## Exercise inputs
════════════════════

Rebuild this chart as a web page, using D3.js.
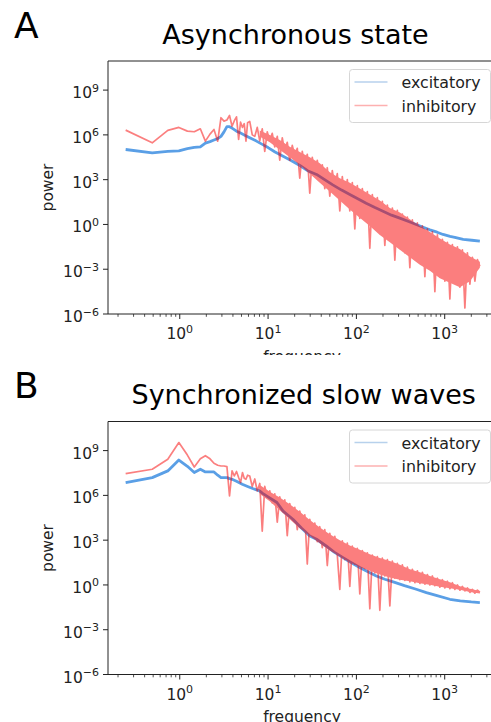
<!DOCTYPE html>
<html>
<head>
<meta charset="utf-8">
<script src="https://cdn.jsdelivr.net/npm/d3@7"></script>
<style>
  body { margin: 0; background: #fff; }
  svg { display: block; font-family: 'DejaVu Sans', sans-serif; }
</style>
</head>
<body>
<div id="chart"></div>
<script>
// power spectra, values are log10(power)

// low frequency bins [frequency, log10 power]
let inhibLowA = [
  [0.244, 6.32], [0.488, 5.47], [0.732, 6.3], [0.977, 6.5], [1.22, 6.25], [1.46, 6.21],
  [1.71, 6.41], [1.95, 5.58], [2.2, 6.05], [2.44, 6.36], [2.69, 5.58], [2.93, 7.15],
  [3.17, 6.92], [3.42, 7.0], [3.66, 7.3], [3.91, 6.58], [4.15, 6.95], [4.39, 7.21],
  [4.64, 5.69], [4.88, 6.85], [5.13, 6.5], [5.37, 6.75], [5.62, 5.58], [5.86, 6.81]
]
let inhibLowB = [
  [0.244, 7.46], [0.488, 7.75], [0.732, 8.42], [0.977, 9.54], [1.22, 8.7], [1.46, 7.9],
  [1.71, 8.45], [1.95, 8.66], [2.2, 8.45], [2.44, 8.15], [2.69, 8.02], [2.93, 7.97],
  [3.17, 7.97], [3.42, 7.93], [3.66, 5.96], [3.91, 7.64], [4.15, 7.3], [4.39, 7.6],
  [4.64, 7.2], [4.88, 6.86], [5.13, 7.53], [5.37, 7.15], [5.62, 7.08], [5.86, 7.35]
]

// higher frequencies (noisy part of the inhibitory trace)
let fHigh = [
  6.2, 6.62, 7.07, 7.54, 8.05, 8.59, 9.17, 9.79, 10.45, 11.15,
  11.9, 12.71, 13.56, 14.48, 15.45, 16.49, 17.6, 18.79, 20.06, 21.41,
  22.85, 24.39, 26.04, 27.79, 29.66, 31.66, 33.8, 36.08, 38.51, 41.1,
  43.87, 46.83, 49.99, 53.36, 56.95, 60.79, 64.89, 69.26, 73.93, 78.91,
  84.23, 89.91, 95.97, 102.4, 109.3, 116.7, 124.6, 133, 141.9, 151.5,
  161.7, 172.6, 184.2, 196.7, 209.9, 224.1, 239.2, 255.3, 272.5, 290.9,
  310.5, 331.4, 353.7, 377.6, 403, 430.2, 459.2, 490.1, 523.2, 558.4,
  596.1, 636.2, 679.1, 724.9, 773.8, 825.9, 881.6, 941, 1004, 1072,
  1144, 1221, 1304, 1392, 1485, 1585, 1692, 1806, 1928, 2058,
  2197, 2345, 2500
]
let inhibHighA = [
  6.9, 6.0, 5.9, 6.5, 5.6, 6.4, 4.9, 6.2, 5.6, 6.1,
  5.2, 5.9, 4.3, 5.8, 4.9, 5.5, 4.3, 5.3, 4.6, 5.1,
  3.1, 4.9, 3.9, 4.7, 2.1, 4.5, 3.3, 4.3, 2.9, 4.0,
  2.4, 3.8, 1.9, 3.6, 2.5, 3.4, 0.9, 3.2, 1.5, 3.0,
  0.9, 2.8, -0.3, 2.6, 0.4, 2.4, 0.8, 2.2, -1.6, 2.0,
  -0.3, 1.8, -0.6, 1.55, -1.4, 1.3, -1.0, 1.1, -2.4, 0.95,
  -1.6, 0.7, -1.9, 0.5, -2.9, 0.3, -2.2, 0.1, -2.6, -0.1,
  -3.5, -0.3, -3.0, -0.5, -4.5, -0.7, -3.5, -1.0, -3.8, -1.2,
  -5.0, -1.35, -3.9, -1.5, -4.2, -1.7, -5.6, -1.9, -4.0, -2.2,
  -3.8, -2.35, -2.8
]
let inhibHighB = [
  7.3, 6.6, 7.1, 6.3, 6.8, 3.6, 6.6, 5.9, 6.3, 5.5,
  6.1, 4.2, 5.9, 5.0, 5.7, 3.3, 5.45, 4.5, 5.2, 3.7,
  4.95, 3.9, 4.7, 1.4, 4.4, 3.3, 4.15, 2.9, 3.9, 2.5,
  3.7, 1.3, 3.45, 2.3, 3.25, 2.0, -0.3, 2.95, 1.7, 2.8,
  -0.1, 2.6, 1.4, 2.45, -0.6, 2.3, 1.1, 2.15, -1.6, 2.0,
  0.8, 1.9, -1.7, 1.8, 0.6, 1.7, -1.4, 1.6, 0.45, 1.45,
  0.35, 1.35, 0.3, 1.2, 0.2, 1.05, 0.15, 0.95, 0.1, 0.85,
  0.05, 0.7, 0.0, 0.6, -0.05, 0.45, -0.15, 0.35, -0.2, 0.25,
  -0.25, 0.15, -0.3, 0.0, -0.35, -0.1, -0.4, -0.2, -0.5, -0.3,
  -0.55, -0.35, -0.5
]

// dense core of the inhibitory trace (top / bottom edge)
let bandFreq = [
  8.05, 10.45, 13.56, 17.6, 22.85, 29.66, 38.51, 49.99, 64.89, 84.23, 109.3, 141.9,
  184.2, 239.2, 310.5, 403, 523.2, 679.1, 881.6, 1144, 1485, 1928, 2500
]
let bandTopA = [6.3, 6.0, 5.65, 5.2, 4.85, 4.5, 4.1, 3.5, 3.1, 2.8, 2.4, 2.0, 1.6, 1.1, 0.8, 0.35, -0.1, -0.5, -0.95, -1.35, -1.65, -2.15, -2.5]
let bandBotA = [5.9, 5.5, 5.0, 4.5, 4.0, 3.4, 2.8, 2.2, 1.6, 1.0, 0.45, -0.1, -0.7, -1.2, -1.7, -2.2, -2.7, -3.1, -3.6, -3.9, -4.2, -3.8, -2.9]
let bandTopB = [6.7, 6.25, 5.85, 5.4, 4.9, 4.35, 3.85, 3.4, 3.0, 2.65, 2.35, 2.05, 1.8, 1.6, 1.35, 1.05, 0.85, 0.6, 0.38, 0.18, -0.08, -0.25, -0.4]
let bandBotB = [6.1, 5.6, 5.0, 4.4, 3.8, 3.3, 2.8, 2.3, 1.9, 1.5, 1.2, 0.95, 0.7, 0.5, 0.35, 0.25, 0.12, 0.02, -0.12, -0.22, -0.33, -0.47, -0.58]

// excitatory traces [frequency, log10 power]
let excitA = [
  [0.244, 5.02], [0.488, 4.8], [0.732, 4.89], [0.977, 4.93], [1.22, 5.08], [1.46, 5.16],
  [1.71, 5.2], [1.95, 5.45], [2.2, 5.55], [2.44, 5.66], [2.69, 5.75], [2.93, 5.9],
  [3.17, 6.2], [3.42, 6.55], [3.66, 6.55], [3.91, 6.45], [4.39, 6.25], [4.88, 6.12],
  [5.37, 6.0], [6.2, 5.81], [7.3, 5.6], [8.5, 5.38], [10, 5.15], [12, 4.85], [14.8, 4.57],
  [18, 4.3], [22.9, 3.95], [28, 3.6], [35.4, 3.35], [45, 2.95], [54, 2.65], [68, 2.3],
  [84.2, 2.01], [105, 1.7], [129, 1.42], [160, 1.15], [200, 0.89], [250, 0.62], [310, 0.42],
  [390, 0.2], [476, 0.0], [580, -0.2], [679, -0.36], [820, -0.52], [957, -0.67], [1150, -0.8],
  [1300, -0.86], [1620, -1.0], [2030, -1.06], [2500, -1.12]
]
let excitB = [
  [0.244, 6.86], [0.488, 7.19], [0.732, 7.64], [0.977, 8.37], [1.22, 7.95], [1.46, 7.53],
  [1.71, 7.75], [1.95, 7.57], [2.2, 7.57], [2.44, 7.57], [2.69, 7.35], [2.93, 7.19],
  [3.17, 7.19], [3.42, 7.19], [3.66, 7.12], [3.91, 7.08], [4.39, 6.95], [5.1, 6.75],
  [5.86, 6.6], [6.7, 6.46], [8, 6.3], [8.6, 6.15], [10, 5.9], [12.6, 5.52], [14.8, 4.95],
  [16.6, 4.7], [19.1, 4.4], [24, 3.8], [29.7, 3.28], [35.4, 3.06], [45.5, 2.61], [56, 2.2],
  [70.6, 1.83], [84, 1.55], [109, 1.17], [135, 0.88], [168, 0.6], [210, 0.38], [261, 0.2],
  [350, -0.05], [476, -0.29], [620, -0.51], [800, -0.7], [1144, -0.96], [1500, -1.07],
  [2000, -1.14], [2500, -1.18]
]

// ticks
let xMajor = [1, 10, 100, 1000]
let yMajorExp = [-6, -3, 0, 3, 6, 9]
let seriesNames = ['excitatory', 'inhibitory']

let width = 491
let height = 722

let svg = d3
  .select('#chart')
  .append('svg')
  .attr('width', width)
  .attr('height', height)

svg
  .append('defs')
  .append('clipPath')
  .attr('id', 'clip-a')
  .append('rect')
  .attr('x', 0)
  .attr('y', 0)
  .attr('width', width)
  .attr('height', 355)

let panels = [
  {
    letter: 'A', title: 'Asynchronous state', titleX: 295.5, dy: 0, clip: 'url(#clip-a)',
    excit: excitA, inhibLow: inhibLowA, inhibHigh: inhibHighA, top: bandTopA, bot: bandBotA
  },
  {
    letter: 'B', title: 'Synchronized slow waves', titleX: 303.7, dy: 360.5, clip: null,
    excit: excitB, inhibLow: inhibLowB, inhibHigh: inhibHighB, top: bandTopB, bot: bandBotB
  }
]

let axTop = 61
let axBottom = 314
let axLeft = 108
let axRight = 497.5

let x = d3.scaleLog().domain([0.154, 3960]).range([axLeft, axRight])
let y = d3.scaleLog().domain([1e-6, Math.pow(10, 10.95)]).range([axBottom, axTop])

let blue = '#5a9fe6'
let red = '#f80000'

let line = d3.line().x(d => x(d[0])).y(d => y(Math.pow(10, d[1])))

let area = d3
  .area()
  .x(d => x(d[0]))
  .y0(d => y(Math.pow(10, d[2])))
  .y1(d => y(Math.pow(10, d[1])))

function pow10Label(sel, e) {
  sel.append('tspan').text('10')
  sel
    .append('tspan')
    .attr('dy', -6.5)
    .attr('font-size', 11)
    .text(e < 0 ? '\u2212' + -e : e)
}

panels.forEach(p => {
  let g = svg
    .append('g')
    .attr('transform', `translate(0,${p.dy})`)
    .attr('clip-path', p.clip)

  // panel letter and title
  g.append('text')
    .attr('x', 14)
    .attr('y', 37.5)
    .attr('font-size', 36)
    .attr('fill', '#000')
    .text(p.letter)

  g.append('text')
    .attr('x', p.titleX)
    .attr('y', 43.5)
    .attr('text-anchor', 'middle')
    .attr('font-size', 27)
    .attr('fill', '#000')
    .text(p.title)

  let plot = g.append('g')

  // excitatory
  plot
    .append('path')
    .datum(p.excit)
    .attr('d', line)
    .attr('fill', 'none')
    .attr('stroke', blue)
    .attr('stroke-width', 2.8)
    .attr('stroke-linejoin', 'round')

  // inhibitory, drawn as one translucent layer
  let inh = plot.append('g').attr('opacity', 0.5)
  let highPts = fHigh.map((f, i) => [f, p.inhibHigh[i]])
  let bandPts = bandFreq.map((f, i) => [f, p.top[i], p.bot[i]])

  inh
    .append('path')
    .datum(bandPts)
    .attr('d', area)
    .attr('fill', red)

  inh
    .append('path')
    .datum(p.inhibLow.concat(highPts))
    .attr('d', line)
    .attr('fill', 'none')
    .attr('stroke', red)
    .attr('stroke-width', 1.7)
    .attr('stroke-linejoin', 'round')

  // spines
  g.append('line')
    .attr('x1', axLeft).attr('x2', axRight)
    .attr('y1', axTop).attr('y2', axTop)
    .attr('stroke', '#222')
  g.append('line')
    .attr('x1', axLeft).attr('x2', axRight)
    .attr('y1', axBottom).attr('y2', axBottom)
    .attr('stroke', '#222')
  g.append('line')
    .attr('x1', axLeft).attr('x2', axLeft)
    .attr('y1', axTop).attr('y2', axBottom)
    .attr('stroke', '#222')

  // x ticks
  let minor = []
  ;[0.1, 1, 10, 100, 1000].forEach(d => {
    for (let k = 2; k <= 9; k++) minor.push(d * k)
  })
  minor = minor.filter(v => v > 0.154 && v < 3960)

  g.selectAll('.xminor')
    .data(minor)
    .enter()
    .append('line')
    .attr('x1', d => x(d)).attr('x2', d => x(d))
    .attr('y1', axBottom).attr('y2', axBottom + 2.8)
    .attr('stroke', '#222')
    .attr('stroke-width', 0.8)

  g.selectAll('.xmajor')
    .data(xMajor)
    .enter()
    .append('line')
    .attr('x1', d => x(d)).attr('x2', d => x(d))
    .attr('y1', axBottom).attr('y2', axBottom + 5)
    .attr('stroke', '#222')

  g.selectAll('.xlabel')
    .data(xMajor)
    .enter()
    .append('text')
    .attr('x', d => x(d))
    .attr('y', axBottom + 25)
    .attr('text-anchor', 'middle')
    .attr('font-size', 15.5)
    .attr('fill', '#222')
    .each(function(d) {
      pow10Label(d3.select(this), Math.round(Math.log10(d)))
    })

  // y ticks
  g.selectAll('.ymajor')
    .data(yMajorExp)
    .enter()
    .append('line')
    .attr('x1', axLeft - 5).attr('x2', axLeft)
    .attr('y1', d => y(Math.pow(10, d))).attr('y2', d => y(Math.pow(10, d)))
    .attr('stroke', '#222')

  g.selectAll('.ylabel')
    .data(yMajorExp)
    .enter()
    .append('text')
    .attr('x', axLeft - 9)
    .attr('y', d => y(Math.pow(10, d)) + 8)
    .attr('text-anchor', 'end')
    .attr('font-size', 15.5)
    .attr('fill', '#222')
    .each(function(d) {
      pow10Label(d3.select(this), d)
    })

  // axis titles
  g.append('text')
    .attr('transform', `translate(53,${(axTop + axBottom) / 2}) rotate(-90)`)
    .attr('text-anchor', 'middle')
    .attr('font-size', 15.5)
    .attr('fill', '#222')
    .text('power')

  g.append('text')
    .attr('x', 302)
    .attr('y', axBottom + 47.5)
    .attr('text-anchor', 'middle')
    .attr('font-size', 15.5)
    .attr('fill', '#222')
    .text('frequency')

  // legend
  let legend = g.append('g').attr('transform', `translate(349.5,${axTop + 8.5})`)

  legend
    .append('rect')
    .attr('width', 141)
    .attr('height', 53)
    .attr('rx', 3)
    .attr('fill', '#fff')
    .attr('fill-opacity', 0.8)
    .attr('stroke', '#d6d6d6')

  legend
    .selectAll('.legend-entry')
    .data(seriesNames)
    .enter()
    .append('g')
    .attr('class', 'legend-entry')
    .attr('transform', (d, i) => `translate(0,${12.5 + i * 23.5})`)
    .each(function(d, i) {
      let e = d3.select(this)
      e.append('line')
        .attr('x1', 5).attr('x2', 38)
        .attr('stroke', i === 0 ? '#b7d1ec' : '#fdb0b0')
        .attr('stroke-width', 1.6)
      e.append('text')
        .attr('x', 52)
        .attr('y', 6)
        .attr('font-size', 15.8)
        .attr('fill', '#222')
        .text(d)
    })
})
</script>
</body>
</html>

════════════════════

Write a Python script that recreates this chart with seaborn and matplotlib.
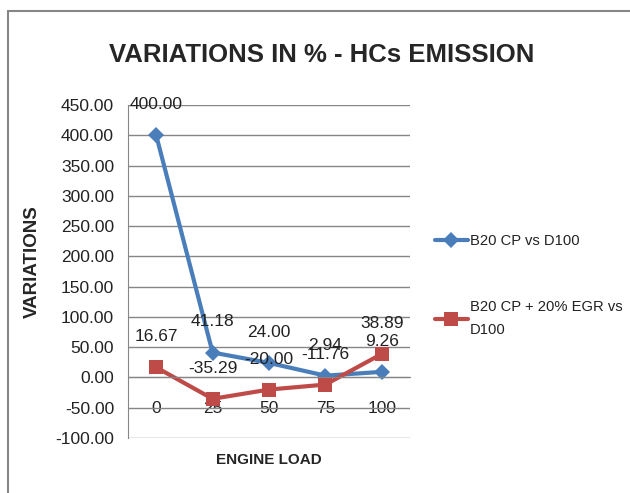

════════════════════

## The problem
Copy every line of the data that holds the string "this".

## Result
Rebuild this chart as a web page, using D3.js.
      pow10Label(d3.select(this), Math.round(Math.log10(d)))
      pow10Label(d3.select(this), d)
      let e = d3.select(this)
Write a Python script that recreates this chart with seaborn and matplotlib.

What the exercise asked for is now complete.